Copy every line from the material below that holds "seaborn".

═══ Stored rows ═══

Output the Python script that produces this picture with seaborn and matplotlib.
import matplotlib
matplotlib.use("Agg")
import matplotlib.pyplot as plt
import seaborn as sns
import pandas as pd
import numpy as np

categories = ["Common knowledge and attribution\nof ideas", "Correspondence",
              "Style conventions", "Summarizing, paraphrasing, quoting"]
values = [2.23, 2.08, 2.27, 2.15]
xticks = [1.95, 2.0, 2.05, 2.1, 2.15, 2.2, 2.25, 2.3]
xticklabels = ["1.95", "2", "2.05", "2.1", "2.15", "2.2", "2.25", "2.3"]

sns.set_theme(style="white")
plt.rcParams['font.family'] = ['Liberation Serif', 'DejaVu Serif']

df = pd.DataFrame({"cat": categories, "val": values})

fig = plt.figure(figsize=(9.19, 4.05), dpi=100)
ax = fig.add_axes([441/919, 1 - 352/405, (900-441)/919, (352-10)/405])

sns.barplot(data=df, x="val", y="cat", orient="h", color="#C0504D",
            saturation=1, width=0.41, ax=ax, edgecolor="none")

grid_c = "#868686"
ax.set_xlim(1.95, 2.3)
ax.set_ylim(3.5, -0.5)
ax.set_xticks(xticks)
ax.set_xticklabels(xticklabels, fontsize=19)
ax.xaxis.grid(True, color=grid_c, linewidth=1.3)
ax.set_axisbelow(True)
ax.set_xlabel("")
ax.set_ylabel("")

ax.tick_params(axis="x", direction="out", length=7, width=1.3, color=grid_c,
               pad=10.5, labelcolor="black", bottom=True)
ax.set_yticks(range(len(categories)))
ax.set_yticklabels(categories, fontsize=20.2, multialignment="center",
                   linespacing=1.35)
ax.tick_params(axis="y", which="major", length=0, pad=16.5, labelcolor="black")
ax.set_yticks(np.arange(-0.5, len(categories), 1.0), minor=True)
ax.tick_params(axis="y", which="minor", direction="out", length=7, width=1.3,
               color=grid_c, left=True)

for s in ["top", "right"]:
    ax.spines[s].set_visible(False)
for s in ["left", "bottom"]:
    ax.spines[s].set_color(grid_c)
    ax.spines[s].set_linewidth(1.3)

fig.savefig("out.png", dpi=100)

═══
═══ Stored rows ═══

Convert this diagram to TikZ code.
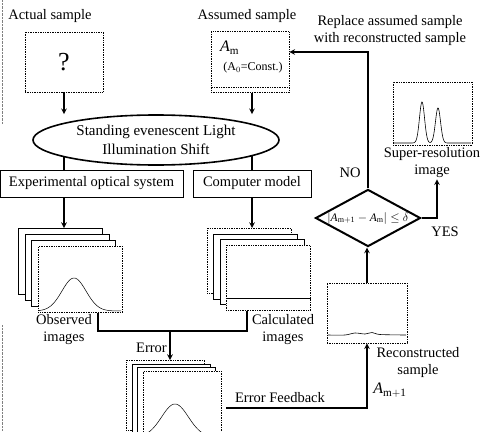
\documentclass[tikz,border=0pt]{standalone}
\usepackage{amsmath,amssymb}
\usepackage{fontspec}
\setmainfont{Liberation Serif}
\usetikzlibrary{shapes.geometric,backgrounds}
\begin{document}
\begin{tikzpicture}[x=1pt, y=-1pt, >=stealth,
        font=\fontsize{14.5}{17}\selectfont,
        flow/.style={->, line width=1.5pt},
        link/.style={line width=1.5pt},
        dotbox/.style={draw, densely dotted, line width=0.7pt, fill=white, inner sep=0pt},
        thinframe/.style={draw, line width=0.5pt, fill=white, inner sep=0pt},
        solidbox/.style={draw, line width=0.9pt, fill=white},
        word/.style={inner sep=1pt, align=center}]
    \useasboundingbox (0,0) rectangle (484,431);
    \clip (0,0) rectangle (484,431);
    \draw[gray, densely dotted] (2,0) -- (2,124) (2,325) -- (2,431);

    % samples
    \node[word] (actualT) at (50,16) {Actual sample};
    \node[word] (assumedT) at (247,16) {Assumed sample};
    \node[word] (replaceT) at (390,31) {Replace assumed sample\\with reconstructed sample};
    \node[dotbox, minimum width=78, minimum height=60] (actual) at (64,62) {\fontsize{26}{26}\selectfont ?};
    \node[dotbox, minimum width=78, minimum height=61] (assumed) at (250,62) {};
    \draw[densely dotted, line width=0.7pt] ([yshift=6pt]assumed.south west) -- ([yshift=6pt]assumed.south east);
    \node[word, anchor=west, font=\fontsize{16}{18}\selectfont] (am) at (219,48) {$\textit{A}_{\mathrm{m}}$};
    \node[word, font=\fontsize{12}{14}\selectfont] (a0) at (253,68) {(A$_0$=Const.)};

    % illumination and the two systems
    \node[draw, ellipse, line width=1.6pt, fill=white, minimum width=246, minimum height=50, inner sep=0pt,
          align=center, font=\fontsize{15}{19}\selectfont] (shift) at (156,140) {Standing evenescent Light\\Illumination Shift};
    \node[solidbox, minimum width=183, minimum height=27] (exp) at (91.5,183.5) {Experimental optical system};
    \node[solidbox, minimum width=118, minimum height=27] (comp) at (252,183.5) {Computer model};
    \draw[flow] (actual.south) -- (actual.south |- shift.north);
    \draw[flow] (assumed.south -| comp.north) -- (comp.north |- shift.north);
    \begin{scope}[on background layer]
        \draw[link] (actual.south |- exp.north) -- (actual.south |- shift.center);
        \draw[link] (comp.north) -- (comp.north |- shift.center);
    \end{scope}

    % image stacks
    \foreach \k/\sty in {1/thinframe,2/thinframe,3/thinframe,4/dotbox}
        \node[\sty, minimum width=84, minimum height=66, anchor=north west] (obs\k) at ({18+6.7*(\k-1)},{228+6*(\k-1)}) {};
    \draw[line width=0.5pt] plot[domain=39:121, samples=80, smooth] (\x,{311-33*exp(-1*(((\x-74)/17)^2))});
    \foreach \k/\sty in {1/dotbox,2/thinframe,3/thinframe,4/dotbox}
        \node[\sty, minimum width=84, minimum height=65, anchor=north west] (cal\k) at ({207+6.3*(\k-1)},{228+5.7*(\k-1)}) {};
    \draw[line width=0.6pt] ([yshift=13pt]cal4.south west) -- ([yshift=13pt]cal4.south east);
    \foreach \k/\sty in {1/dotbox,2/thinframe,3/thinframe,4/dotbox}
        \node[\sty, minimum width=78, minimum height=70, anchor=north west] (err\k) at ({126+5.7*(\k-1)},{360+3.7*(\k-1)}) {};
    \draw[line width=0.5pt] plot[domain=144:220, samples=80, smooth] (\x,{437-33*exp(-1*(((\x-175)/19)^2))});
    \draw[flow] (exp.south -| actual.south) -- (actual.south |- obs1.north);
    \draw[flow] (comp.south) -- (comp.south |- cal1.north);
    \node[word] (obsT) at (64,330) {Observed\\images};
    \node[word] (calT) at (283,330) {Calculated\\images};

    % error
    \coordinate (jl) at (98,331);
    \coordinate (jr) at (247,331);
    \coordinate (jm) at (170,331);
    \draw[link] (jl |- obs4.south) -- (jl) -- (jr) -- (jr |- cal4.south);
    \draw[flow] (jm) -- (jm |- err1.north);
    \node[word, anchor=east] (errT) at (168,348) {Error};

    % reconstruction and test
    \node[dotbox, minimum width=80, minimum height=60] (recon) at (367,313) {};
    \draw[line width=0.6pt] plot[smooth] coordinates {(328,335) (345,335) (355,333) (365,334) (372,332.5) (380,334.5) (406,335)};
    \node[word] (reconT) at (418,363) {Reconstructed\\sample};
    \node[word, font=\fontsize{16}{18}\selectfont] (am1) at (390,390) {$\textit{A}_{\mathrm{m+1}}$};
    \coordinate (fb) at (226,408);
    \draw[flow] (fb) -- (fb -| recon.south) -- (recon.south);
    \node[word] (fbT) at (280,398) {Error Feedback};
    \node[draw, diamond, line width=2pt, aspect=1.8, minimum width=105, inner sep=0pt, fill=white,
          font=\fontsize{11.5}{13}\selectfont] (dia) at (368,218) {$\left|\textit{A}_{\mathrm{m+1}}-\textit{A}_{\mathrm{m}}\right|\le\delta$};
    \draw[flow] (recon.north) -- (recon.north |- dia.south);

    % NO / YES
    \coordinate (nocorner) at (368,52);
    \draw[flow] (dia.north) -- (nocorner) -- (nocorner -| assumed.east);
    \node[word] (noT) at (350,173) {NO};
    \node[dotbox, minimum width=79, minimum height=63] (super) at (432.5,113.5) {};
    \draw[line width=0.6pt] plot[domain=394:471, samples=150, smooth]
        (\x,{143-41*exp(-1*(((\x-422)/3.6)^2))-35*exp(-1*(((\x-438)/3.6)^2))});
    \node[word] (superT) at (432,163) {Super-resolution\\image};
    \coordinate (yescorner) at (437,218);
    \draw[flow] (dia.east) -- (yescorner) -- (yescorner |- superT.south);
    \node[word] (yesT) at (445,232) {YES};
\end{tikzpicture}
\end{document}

═══

▶ _Response for this exercise_
Output the Python script that produces this picture with seaborn and matplotlib.
import seaborn as sns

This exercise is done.